Tolerância é uma das palavras prediletas dos adeptos do discurso “politicamente correto”. Termo de conteúdo forte e apelo humanitário, malgrado muito pouco compreendido em toda a sua complexidade, tem sido frequentemente utilizado como trampolim para os mais diversos e inconfessáveis objetivos.
De acordo com o Michaelis, tolerar significa “suportar com indulgência”, mas eu ainda prefiro a definição clássica que fala de “convívio com as diferenças”. É importante sublinhar que para haver tolerância é preciso, antes, divergir ou desgostar. Em outras palavras, essa virtude pressupõe uma discordância prévia, pois, caso contrário, não haveria porque tolerar.
Um outro aspecto importante é o da relação direta que existe entre tolerância e verdade. Quando esta é conhecida com alguma certeza, aquela deixa, necessariamente, de ser objeto. Já houve tempo, por exemplo, em que as pessoas precisaram ser extremamente tolerantes com as excêntricas (para a época) ideias astronômicas de Galileu.
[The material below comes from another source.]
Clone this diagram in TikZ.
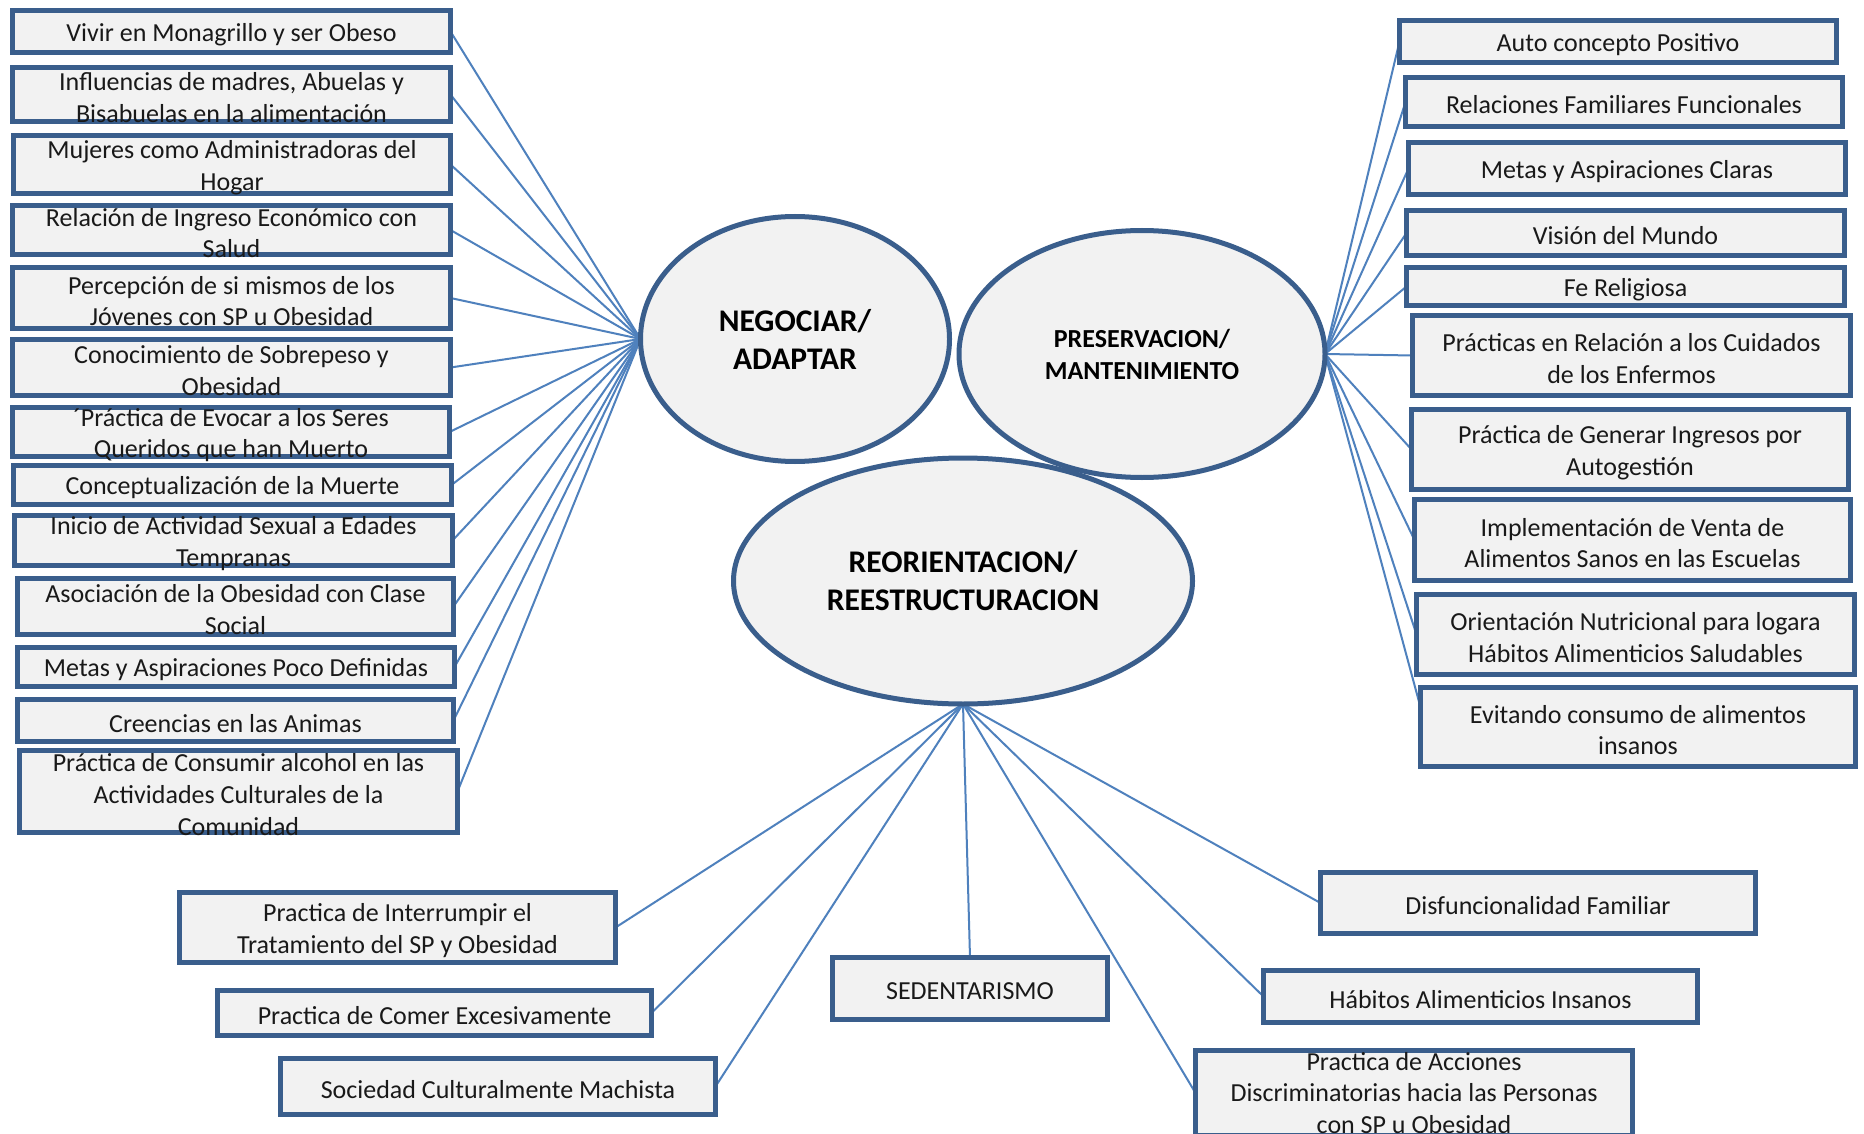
\documentclass[tikz,border=0pt]{standalone}
\usepackage{fontspec}
\setmainfont{Carlito}
\usetikzlibrary{shapes.geometric,backgrounds,calc}
\definecolor{bordc}{HTML}{3A5E8C}
\definecolor{linec}{HTML}{4F81BD}
\definecolor{fillc}{HTML}{F2F2F2}
\tikzset{
 box/.style={draw=bordc, line width=5pt, fill=fillc, rectangle, inner sep=0pt, outer sep=0pt},
 txt/.style={align=center, inner sep=0pt, text=black!90, font=\fontsize{26}{31.7}\selectfont, yshift=-3pt},
 oval/.style={draw=bordc, line width=5pt, fill=fillc, ellipse, inner sep=0pt, outer sep=0pt, align=center, text=black, font=\bfseries\fontsize{31.5}{38}\selectfont},
 conn/.style={draw=linec, line width=2pt},
}
\newcommand\bx[6]{\node[box, minimum width={(#4-#2-5)*1pt}, minimum height={(#5-#3-5)*1pt}] (#1) at ({(#2+#4)/2},{(#3+#5)/2}) {};
\node[txt] (#1t) at (#1.center) {#6};}
\begin{document}
\begin{tikzpicture}[x=1pt,y=-1pt]
\useasboundingbox (0,0) rectangle (1864,1134);
% left boxes
\bx{L1}{10}{8}{453}{55}{Vivir en Monagrillo y ser Obeso}
\bx{L2}{10}{65}{453}{124}{Influencias de madres, Abuelas y\\Bisabuelas en la alimentación}
\bx{L3}{11}{133}{453}{196}{Mujeres como Administradoras del\\Hogar}
\bx{L4}{10}{203}{453}{257}{Relación de Ingreso Económico con\\Salud}
\bx{L5}{10}{265}{453}{331}{Percepción de si mismos de los\\Jóvenes con SP u Obesidad}
\bx{L6}{10}{337}{453}{398}{Conocimiento de Sobrepeso y\\Obesidad}
\bx{L7}{10}{405}{452}{459}{´Práctica de Evocar a los Seres\\Queridos que han Muerto}
\bx{L8}{11}{463}{454}{507}{Conceptualización de la Muerte}
\bx{L9}{12}{513}{455}{568}{Inicio de Actividad Sexual a Edades\\Tempranas}
\bx{L10}{15}{576}{456}{637}{Asociación de la Obesidad con Clase\\Social}
\bx{L11}{15}{645}{457}{689}{Metas y Aspiraciones Poco Definidas}
\bx{L12}{15}{697}{456}{744}{Creencias en las Animas}
\bx{L13}{17}{748}{460}{835}{Práctica de Consumir alcohol en las\\Actividades Culturales de la\\Comunidad}
% right boxes
\bx{R1}{1397}{18}{1839}{65}{Auto concepto Positivo}
\bx{R2}{1403}{75}{1845}{129}{Relaciones Familiares Funcionales}
\bx{R3}{1406}{140}{1848}{197}{Metas y Aspiraciones Claras}
\bx{R4}{1404}{208}{1847}{258}{Visión del Mundo}
\bx{R5}{1404}{265}{1847}{308}{Fe Religiosa}
\bx{R6}{1410}{313}{1853}{398}{Prácticas en Relación a los Cuidados\\de los Enfermos}
\bx{R7}{1409}{407}{1851}{492}{Práctica de Generar Ingresos por\\Autogestión}
\bx{R8}{1412}{497}{1853}{583}{Implementación de Venta de\\Alimentos Sanos en las Escuelas}
\bx{R9}{1414}{592}{1857}{677}{Orientación Nutricional para logara\\Hábitos Alimenticios Saludables}
\bx{R10}{1418}{685}{1858}{769}{Evitando consumo de alimentos\\insanos}
% bottom boxes
\bx{B1}{177}{890}{618}{965}{Practica de Interrumpir el\\Tratamiento del SP y Obesidad}
\bx{B2}{215}{988}{654}{1038}{Practica de Comer Excesivamente}
\bx{B3}{278}{1056}{718}{1117}{Sociedad Culturalmente Machista}
\bx{B4}{830}{955}{1110}{1022}{SEDENTARISMO}
\bx{B5}{1318}{870}{1758}{936}{Disfuncionalidad Familiar}
\bx{B6}{1261}{968}{1700}{1025}{Hábitos Alimenticios Insanos}
\node[box, minimum width=437pt, minimum height=85pt] (B7) at (1414,1093) {};
\node[txt, yshift=3pt] (B7t) at (B7.center) {Practica de Acciones\\Discriminatorias hacia las Personas\\con SP u Obesidad};
% ovals
\node[oval, minimum width=309pt, minimum height=245pt] (NEG) at (795,339) {NEGOCIAR/\\ADAPTAR};
\node[oval, minimum width=459pt, minimum height=246pt] (REO) at (963,581) {REORIENTACION/\\REESTRUCTURACION};
\node[oval, minimum width=366pt, minimum height=247pt, font=\bfseries\fontsize{26}{32}\selectfont] (PRE) at (1142,354) {PRESERVACION/\\MANTENIMIENTO};
\coordinate (R10in) at ($(R10.north west)!0.25!(R10.south west)$);
\begin{scope}[on background layer]
\fill[white] (0,0) rectangle (1864,1134);
\foreach \n in {L1,L2,L3,L4,L5,L6,L7,L8,L9,L10,L11,L12,L13}
  \draw[conn] (NEG.west) -- (\n.east);
\foreach \n in {R1,R2,R3,R4,R5,R6,R7,R8,R9}
  \draw[conn] (PRE.east) -- (\n.west);
\draw[conn] (PRE.east) -- (R10in);
\foreach \n in {B1,B2,B3}
  \draw[conn] (REO.south) -- (\n.east);
\draw[conn] (REO.south) -- (B4.north);
\foreach \n in {B5,B6,B7}
  \draw[conn] (REO.south) -- (\n.west);
\end{scope}
\end{tikzpicture}
\end{document}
Nos dias de hoje, por outro lado, somente um louco ousaria discordar delas.
A virtude da tolerância está relacionada, basicamente, com a diversidade de opinião e de crença. John Locke, em sua famosa Carta Sobre a Tolerância dizia que “não é a diversidade de opiniões (o que não pode ser evitado), mas a recusa de tolerância para com os que têm opinião diversa, que deu origem à maioria das disputas e guerras que se tem manifestado no âmbito Cristão por causa da religião”. De fato, é no âmbito das religiões que costuma manifestar-se mais agudamente a intolerância, se bem que, mais recentemente, ela tem estado muito presente no campo das idéias políticas e econômicas.
O mais importante, entretanto, é que a tolerância só pode ter por objeto pessoas ou ideias, nunca ações ou atitudes. Tolerância frente a ações delituosas ou desrespeitosas transforma-se em cumplicidade, passividade ou acomodação.
Para Karl Popper a tolerância está associada à falibilidade, já que a atitude oposta, o dogmatismo ou a crença de que somos infalíveis, predispõe o ser humano à intolerância. Segundo o pensador austríaco, a disposição para conceder o benefício da dúvida no momento de defender nossas ideias, reconhecer que podemos estar equivocados e, sobretudo, reconhecer que o outro pode ter razão, ainda que inicialmente pensemos o contrário, é uma atitude de consequências inestimáveis para os assuntos humanos. Esta disposição supõe que façamos uma diferenciação importantíssima entre os argumentos sustentados por alguém e a pessoa que os sustenta. Isto implica que podemos atacar os argumentos, sem deixar, por isso, de respeitar a dignidade da pessoa que os profere.
Apesar de sua defesa intransigente da tolerância, Popper reconheceu que essa virtude também tem os seus limites, e assim definiu o que chamou de “paradoxo da tolerância: se formos de uma tolerância absoluta, mesmo para com os intolerantes, e se não defendermos a sociedade tolerante contra os seus assaltos, os tolerantes serão aniquilados, e com eles a tolerância”.
Estas considerações vieram-me à mente em função dos últimos acontecimentos políticos e, principalmente, devido às notícias de um suposto “acordão” que estaria sendo costurado entre partidos do governo e oposição. Eis uma estratégia muito perigosa para o futuro da nossa insipiente democracia e suas (ainda) frágeis instituições. É impossível, nesse instante delicado, esquecer a lição de Cícero, dois milênios atrás: “O hábito de tudo tolerar pode ser a causa de muitos erros e muitos perigos”.
Não pode haver tolerância para com a mentira, a corrupção, o engodo, a demagogia. Assim como não se deve prejulgar ninguém, não devemos tampouco deixar de ir às últimas consequências para descobrir a verdade e punir os responsáveis, mesmo que estejamos falando do presidente da república. Afastar das investigações quem quer que seja, em nome de uma pretensa governabilidade ou da imagem do congresso, nada teria a ver com tolerância, mas com mera cumplicidade.